■ Source material ■
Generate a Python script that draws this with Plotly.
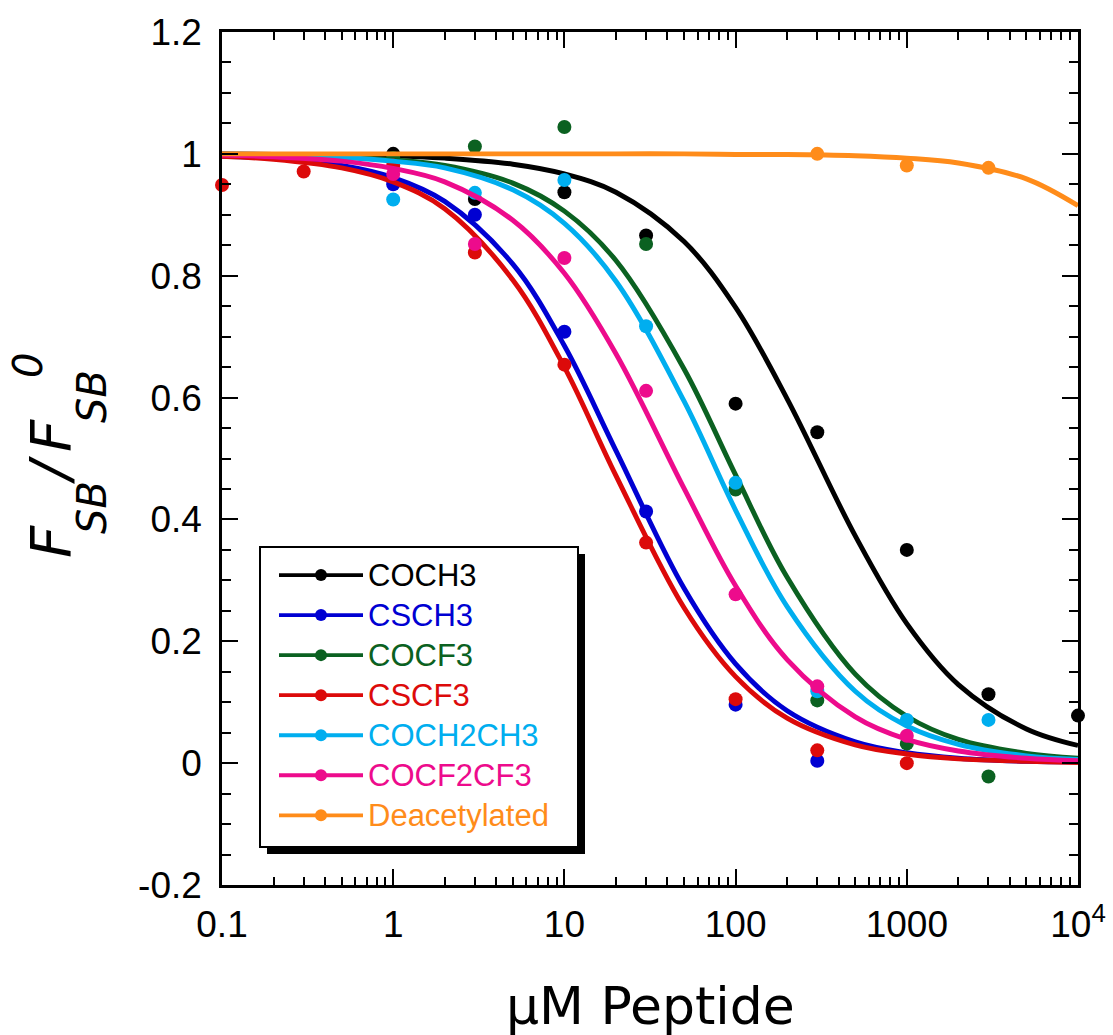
import plotly.graph_objects as go

# ---------------- data ----------------
series_names = ["COCH3", "CSCH3", "COCF3", "CSCF3", "COCH2CH3", "COCF2CF3", "Deacetylated"]
series_colors = ["#000000", "#0000d2", "#0b6121", "#dc0a0a", "#00aeef", "#ed0b8c", "#ff8c1a"]

fit_conc = [0.1, 0.2, 0.5, 1, 2, 5, 10, 20, 50, 100, 200, 500, 1000, 2000, 5000, 10000]

coch3_conc = [1, 3, 10, 30, 100, 300, 1000, 3000, 10000]
coch3_ratio = [1.0, 0.926, 0.937, 0.866, 0.590, 0.543, 0.350, 0.113, 0.078]
coch3_fit = [1.000, 0.999, 0.998, 0.997, 0.993, 0.983, 0.967, 0.937, 0.856, 0.748,
             0.598, 0.373, 0.229, 0.129, 0.056, 0.029]

csch3_conc = [1, 3, 10, 30, 100, 300]
csch3_ratio = [0.950, 0.900, 0.708, 0.413, 0.096, 0.004]
csch3_fit = [0.996, 0.993, 0.981, 0.961, 0.922, 0.819, 0.685, 0.513, 0.287, 0.163,
             0.086, 0.035, 0.017, 0.008, 0.003, 0.002]

cocf3_conc = [1, 3, 10, 30, 100, 300, 1000, 3000]
cocf3_ratio = [0.993, 1.012, 1.044, 0.852, 0.449, 0.103, 0.032, -0.022]
cocf3_fit = [0.999, 0.998, 0.995, 0.990, 0.981, 0.952, 0.906, 0.825, 0.647, 0.473,
             0.305, 0.146, 0.077, 0.039, 0.016, 0.008]

cscf3_conc = [0.1, 0.3, 1, 3, 10, 30, 100, 300, 1000]
cscf3_ratio = [0.949, 0.971, 0.981, 0.838, 0.654, 0.362, 0.105, 0.021, 0.0]
cscf3_fit = [0.996, 0.991, 0.977, 0.954, 0.910, 0.793, 0.650, 0.472, 0.255, 0.142,
             0.074, 0.030, 0.015, 0.007, 0.003, 0.001]

coch2ch3_conc = [1, 3, 10, 30, 100, 300, 1000, 3000]
coch2ch3_ratio = [0.925, 0.936, 0.957, 0.717, 0.460, 0.118, 0.071, 0.071]
coch2ch3_fit = [0.999, 0.998, 0.994, 0.988, 0.977, 0.941, 0.886, 0.791, 0.594, 0.415,
                0.257, 0.118, 0.061, 0.031, 0.012, 0.006]

cocf2cf3_conc = [1, 3, 10, 30, 100, 300, 1000]
cocf2cf3_ratio = [0.967, 0.852, 0.829, 0.611, 0.277, 0.126, 0.045]
cocf2cf3_fit = [0.998, 0.995, 0.988, 0.976, 0.954, 0.891, 0.804, 0.672, 0.451, 0.291,
                0.170, 0.076, 0.039, 0.020, 0.008, 0.004]

deacetylated_conc = [300, 1000, 3000]
deacetylated_ratio = [1.000, 0.981, 0.977]
deacetylated_fit = [1.000, 1.000, 1.000, 1.000, 1.000, 1.000, 1.000, 1.000, 1.000, 0.999,
                    0.999, 0.997, 0.993, 0.985, 0.959, 0.915]

x_tick_vals = [0.1, 1, 10, 100, 1000, 10000]
x_tick_text = ["0.1", "1", "10", "100", "1000", "10<sup>4</sup>"]
y_tick_vals = [-0.2, 0, 0.2, 0.4, 0.6, 0.8, 1.0, 1.2]
y_tick_text = ["-0.2", "0", "0.2", "0.4", "0.6", "0.8", "1", "1.2"]

points = [(coch3_conc, coch3_ratio), (csch3_conc, csch3_ratio), (cocf3_conc, cocf3_ratio),
          (cscf3_conc, cscf3_ratio), (coch2ch3_conc, coch2ch3_ratio),
          (cocf2cf3_conc, cocf2cf3_ratio), (deacetylated_conc, deacetylated_ratio)]
fits = [coch3_fit, csch3_fit, cocf3_fit, cscf3_fit, coch2ch3_fit, cocf2cf3_fit, deacetylated_fit]

# ---------------- layout geometry ----------------
W, H = 1113, 1035
L, R, T, B = 222, 1078, 32, 885  # plot area in pixels


def px(xp):
    return (xp - L) / (R - L)


def py(yp):
    return (B - yp) / (B - T)


fig = go.Figure()

for name, color, (cx, cy), fy in zip(series_names, series_colors, points, fits):
    fig.add_trace(go.Scatter(x=fit_conc, y=fy, mode="lines", line=dict(color=color, width=4.9, shape="spline"),
                             showlegend=False, hoverinfo="skip", cliponaxis=False))
    fig.add_trace(go.Scatter(x=cx, y=cy, mode="markers", marker=dict(color=color, size=14),
                             showlegend=False, cliponaxis=False))

# legend entries
for name, color in zip(series_names, series_colors):
    fig.add_trace(go.Scatter(x=[None], y=[None], mode="lines+markers",
                             line=dict(color=color, width=3.8), marker=dict(color=color, size=12),
                             name=f'<span style="color:{color};font-size:31px">{name}</span>'))

minor_x = [m * 10 ** e for e in range(-1, 4) for m in range(2, 10)]

tick_font = dict(family="Liberation Sans, Arial, sans-serif", size=37, color="black")
fig.update_xaxes(type="log", range=[-1, 4], tickvals=x_tick_vals, ticktext=x_tick_text,
                 ticks="inside", ticklen=16, tickwidth=2, tickcolor="black",
                 showline=True, linewidth=2.5, linecolor="black", mirror="allticks",
                 showgrid=False, zeroline=False, tickfont=tick_font, ticklabelstandoff=5,
                 ticklabeloverflow="allow", automargin=False,
                 minor=dict(tickvals=minor_x, ticks="inside", ticklen=8, tickwidth=2, tickcolor="black",
                            showgrid=False))
fig.update_yaxes(range=[-0.2, 1.2], tickvals=y_tick_vals, ticktext=y_tick_text,
                 ticks="inside", ticklen=16, tickwidth=2, tickcolor="black",
                 showline=True, linewidth=2.5, linecolor="black", mirror="allticks",
                 showgrid=False, zeroline=False, tickfont=tick_font, ticklabelstandoff=10,
                 ticklabeloverflow="allow", automargin=False,
                 minor=dict(dtick=0.05, ticks="inside", ticklen=9, tickwidth=2, tickcolor="black",
                            showgrid=False))

title_font_big = dict(family="DejaVu Sans", size=56, color="black")
title_font_small = dict(family="DejaVu Sans", size=40, color="black")
annotations = [
    dict(text="µM Peptide", x=0.5, y=py(1006), font=dict(family="DejaVu Sans", size=52, color="black")),
    dict(text="<i>F</i>", x=px(50), y=py(542), font=title_font_big, textangle=-90),
    dict(text="<i>SB</i>", x=px(92), y=py(508), font=title_font_small, textangle=-90),
    dict(text="<i>/</i>", x=px(50), y=py(471), font=title_font_big, textangle=-90),
    dict(text="<i>F</i>", x=px(50), y=py(436), font=title_font_big, textangle=-90),
    dict(text="<i>SB</i>", x=px(92), y=py(397), font=title_font_small, textangle=-90),
    dict(text="<i>0</i>", x=px(28), y=py(366), font=title_font_small, textangle=-90),
]
for a in annotations:
    a.update(xref="paper", yref="paper", showarrow=False, xanchor="center", yanchor="middle")

# legend frame (box with drop shadow) drawn as shapes; legend itself is transparent
legend_box = dict(x0=260, x1=578, y0=547, y1=847)
shadow = 7

fig.update_layout(
    width=W, height=H,
    margin=dict(l=L, r=W - R, t=T, b=H - B),
    plot_bgcolor="white", paper_bgcolor="white",
    annotations=annotations,
    legend=dict(x=px(274), y=py(550), xanchor="left", yanchor="top", bgcolor="rgba(0,0,0,0)",
                borderwidth=0, itemwidth=84, tracegroupgap=0,
                font=dict(family="Liberation Sans, Arial, sans-serif", size=28.5, color="black")),
    shapes=[
        dict(type="rect", xref="paper", yref="paper",
             x0=px(legend_box["x0"] + shadow), x1=px(legend_box["x1"] + shadow),
             y0=py(legend_box["y1"] + shadow), y1=py(legend_box["y0"] + shadow),
             fillcolor="black", line=dict(width=0), layer="above"),
        dict(type="rect", xref="paper", yref="paper",
             x0=px(legend_box["x0"]), x1=px(legend_box["x1"]),
             y0=py(legend_box["y1"]), y1=py(legend_box["y0"]),
             fillcolor="white", line=dict(color="black", width=2), layer="above"),
    ],
)

# the page's default body margin would shift the fixed-size figure; remove it
fig.write_html("out.html", config={"displayModeBar": False},
               post_script="document.body.style.margin='0px';")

■ Exercise instructions ■
Set down again, exactly, the lines of the material above from its first line to the one with "0.086, 0.035, 0.017, 0.008, 0.003, 0.002]", inclusive. Leave the pictures out.

■ Correct result ■
Generate a Python script that draws this with Plotly.
import plotly.graph_objects as go

# ---------------- data ----------------
series_names = ["COCH3", "CSCH3", "COCF3", "CSCF3", "COCH2CH3", "COCF2CF3", "Deacetylated"]
series_colors = ["#000000", "#0000d2", "#0b6121", "#dc0a0a", "#00aeef", "#ed0b8c", "#ff8c1a"]

fit_conc = [0.1, 0.2, 0.5, 1, 2, 5, 10, 20, 50, 100, 200, 500, 1000, 2000, 5000, 10000]

coch3_conc = [1, 3, 10, 30, 100, 300, 1000, 3000, 10000]
coch3_ratio = [1.0, 0.926, 0.937, 0.866, 0.590, 0.543, 0.350, 0.113, 0.078]
coch3_fit = [1.000, 0.999, 0.998, 0.997, 0.993, 0.983, 0.967, 0.937, 0.856, 0.748,
             0.598, 0.373, 0.229, 0.129, 0.056, 0.029]

csch3_conc = [1, 3, 10, 30, 100, 300]
csch3_ratio = [0.950, 0.900, 0.708, 0.413, 0.096, 0.004]
csch3_fit = [0.996, 0.993, 0.981, 0.961, 0.922, 0.819, 0.685, 0.513, 0.287, 0.163,
             0.086, 0.035, 0.017, 0.008, 0.003, 0.002]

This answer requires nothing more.